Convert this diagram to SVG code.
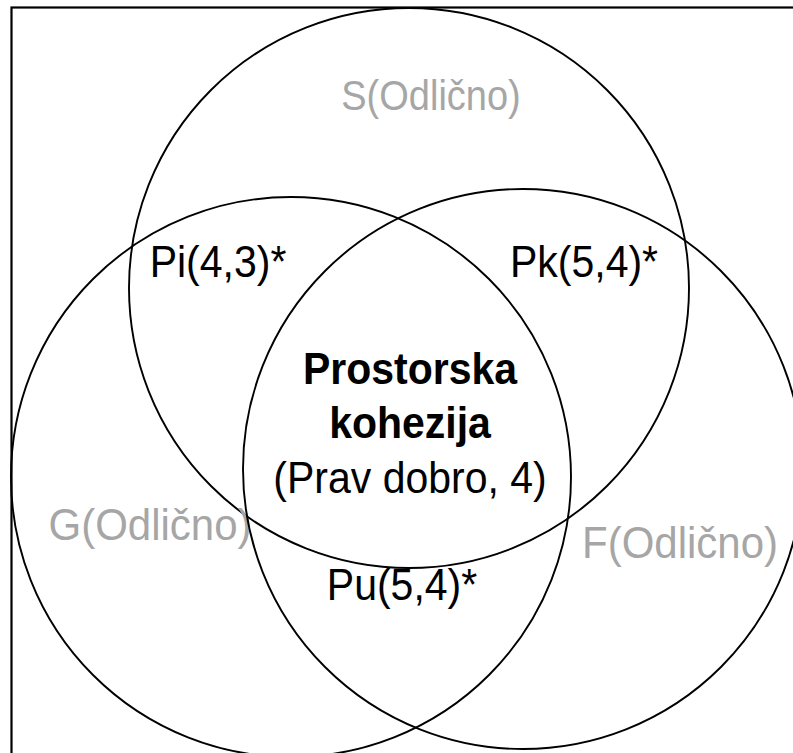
<svg xmlns="http://www.w3.org/2000/svg" width="793" height="753" viewBox="0 0 793 753">
<style>
.c{fill:none;stroke:#000;stroke-width:1.9}
.t{font-family:"Liberation Sans",Arial,sans-serif;font-size:41px;fill:#000;text-anchor:middle}
.g{fill:#a6a6a6;font-size:42px}
.s{font-size:38px}
.b{font-weight:bold}
</style>
<rect x="0" y="0" width="793" height="753" fill="#fff"/>
<rect x="11.5" y="7.5" width="800" height="770" fill="none" stroke="#000" stroke-width="2.2"/>
<g id="connectors"/>
<g id="S"><circle class="c" cx="409" cy="288" r="280"/><text class="t g s" transform="translate(431,110) scale(1,1.1)">S(Odlično)</text></g>
<g id="G"><circle class="c" cx="291" cy="477" r="280"/><text class="t g" transform="translate(150,540) scale(1,1.06)">G(Odlično)</text></g>
<g id="F"><circle class="c" cx="523" cy="469" r="280"/><text class="t g" transform="translate(680,558) scale(1,1.06)">F(Odlično)</text></g>
<g id="Pi"><text class="t" transform="translate(218,277) scale(1,1.08)">Pi(4,3)*</text></g>
<g id="Pk"><text class="t" transform="translate(584,277) scale(1,1.08)">Pk(5,4)*</text></g>
<g id="Pu"><text class="t" transform="translate(402,600) scale(1,1.08)">Pu(5,4)*</text></g>
<g id="center">
<text class="t b" transform="translate(410,384) scale(1,1.08)">Prostorska</text>
<text class="t b" transform="translate(410,438) scale(1,1.08)">kohezija</text>
<text class="t" transform="translate(410,493) scale(1,1.08)">(Prav dobro, 4)</text>
</g>
</svg>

------------------------

* _Task statement_:
Every line above should be repeated exactly; pictures stay out of the copy.

* _Solution to the problem_:
Convert this diagram to SVG code.
<svg xmlns="http://www.w3.org/2000/svg" width="793" height="753" viewBox="0 0 793 753">
<style>
.c{fill:none;stroke:#000;stroke-width:1.9}
.t{font-family:"Liberation Sans",Arial,sans-serif;font-size:41px;fill:#000;text-anchor:middle}
.g{fill:#a6a6a6;font-size:42px}
.s{font-size:38px}
.b{font-weight:bold}
</style>
<rect x="0" y="0" width="793" height="753" fill="#fff"/>
<rect x="11.5" y="7.5" width="800" height="770" fill="none" stroke="#000" stroke-width="2.2"/>
<g id="connectors"/>
<g id="S"><circle class="c" cx="409" cy="288" r="280"/><text class="t g s" transform="translate(431,110) scale(1,1.1)">S(Odlično)</text></g>
<g id="G"><circle class="c" cx="291" cy="477" r="280"/><text class="t g" transform="translate(150,540) scale(1,1.06)">G(Odlično)</text></g>
<g id="F"><circle class="c" cx="523" cy="469" r="280"/><text class="t g" transform="translate(680,558) scale(1,1.06)">F(Odlično)</text></g>
<g id="Pi"><text class="t" transform="translate(218,277) scale(1,1.08)">Pi(4,3)*</text></g>
<g id="Pk"><text class="t" transform="translate(584,277) scale(1,1.08)">Pk(5,4)*</text></g>
<g id="Pu"><text class="t" transform="translate(402,600) scale(1,1.08)">Pu(5,4)*</text></g>
<g id="center">
<text class="t b" transform="translate(410,384) scale(1,1.08)">Prostorska</text>
<text class="t b" transform="translate(410,438) scale(1,1.08)">kohezija</text>
<text class="t" transform="translate(410,493) scale(1,1.08)">(Prav dobro, 4)</text>
</g>
</svg>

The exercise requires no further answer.